Thursday, January 10, 2019

Friction in Cloud Services Contracting

If I can sign up for your cloud service without human interaction, why do you make me contact your billing department to cancel or downgrade my subscription? 

This question came to mind after an experience I had this week dealing with a well-known SaaS provider this week. The provider, who will remain unnamed, is well-known in the market for "collaboration."

Although this provider serves many large companies, it is also a good choice for small work groups, which is how my consulting firm is using this service. There is a free trial version, which will convert to a paid subscription for a nominal per-user fee. As such, without interacting with a human being, you can sign up for a handful of users for an entry level service.

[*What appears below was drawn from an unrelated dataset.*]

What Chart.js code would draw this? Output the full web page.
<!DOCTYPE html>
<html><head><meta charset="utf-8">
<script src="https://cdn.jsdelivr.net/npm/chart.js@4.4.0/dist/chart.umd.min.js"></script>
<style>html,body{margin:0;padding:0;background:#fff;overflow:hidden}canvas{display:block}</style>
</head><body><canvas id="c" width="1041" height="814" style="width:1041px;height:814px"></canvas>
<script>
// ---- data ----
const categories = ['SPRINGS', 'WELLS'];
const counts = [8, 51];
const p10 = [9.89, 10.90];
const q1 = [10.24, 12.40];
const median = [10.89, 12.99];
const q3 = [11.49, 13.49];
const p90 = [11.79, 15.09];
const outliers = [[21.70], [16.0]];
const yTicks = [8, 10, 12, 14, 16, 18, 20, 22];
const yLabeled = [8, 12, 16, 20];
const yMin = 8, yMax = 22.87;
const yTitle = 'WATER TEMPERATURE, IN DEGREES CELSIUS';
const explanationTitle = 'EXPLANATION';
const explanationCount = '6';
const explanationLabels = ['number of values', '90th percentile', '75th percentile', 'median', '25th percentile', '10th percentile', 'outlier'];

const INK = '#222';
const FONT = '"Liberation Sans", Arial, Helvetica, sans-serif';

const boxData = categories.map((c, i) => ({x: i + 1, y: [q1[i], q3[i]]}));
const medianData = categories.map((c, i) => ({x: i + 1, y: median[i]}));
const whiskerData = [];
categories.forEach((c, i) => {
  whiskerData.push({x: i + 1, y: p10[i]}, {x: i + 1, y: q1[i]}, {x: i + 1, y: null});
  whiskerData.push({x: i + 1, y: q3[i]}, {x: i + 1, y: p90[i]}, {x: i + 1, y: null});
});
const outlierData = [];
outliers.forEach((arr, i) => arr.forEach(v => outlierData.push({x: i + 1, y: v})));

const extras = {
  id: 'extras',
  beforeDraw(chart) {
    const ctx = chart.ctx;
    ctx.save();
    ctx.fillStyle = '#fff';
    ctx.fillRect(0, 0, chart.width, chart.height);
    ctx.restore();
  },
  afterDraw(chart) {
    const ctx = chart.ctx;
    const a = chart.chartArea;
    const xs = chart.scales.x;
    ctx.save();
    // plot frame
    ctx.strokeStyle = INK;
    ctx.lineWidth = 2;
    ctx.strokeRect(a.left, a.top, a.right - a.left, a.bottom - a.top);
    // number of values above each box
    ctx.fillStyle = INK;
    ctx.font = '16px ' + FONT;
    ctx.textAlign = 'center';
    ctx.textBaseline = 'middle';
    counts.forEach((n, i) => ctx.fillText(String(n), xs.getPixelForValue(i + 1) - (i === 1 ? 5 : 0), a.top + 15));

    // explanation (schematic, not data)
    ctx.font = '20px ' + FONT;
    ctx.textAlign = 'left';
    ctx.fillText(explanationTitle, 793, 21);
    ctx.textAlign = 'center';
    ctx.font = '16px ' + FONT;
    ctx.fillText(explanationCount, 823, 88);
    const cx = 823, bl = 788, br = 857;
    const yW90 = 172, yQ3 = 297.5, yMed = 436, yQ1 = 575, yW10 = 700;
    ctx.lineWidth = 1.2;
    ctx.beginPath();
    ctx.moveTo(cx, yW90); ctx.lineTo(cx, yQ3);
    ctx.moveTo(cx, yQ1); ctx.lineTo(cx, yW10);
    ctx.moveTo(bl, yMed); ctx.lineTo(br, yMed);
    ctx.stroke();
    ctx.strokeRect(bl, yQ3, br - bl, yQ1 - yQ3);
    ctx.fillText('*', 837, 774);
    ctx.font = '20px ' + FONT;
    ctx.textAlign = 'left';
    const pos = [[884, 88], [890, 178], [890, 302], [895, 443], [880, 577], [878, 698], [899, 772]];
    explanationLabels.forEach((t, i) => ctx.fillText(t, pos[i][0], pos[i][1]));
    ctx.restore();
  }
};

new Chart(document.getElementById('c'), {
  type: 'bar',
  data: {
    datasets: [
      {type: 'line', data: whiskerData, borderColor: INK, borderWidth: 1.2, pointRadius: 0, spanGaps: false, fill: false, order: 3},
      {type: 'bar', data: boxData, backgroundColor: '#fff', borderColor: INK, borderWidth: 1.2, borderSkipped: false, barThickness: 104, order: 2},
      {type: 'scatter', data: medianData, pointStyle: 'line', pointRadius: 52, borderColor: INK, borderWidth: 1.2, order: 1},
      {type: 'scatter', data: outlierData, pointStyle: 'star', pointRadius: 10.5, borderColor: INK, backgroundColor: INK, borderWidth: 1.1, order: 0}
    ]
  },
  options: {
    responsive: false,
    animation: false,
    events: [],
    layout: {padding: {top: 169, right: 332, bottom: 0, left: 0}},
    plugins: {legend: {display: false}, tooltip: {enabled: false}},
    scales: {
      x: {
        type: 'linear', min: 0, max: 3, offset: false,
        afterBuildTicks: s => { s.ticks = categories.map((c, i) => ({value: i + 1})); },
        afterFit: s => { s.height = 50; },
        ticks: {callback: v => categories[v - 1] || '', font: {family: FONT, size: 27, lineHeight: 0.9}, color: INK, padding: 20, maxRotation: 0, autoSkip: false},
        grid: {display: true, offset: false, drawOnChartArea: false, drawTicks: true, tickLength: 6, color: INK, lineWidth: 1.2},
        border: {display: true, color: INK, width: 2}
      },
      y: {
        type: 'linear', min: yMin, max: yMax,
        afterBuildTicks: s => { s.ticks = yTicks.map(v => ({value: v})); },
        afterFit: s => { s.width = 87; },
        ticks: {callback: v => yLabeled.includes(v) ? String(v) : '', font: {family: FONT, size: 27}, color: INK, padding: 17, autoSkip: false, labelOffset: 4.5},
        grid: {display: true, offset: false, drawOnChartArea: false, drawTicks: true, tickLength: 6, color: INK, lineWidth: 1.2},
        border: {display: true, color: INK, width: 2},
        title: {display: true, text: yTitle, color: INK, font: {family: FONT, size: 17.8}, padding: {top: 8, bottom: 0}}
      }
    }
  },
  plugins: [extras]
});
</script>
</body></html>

The experience this week started when our annual billing notice came in and I realized that we were paying for a level of service that was much greater than what we need.  So, I looked at the provider's website to see how to downgrade our level of service.

The instructions I found read, in effect, "Contact our billing department."

Now, to the provider's credit, the billing department handled my request in a fairly efficient matter, although of course they wanted to know why I wanted to downgrade, had they done anything wrong, did I realize all the benefits I was receiving, etc., etc. I believe I needed to respond to two, perhaps three, emails in order to accomplish the downgrade.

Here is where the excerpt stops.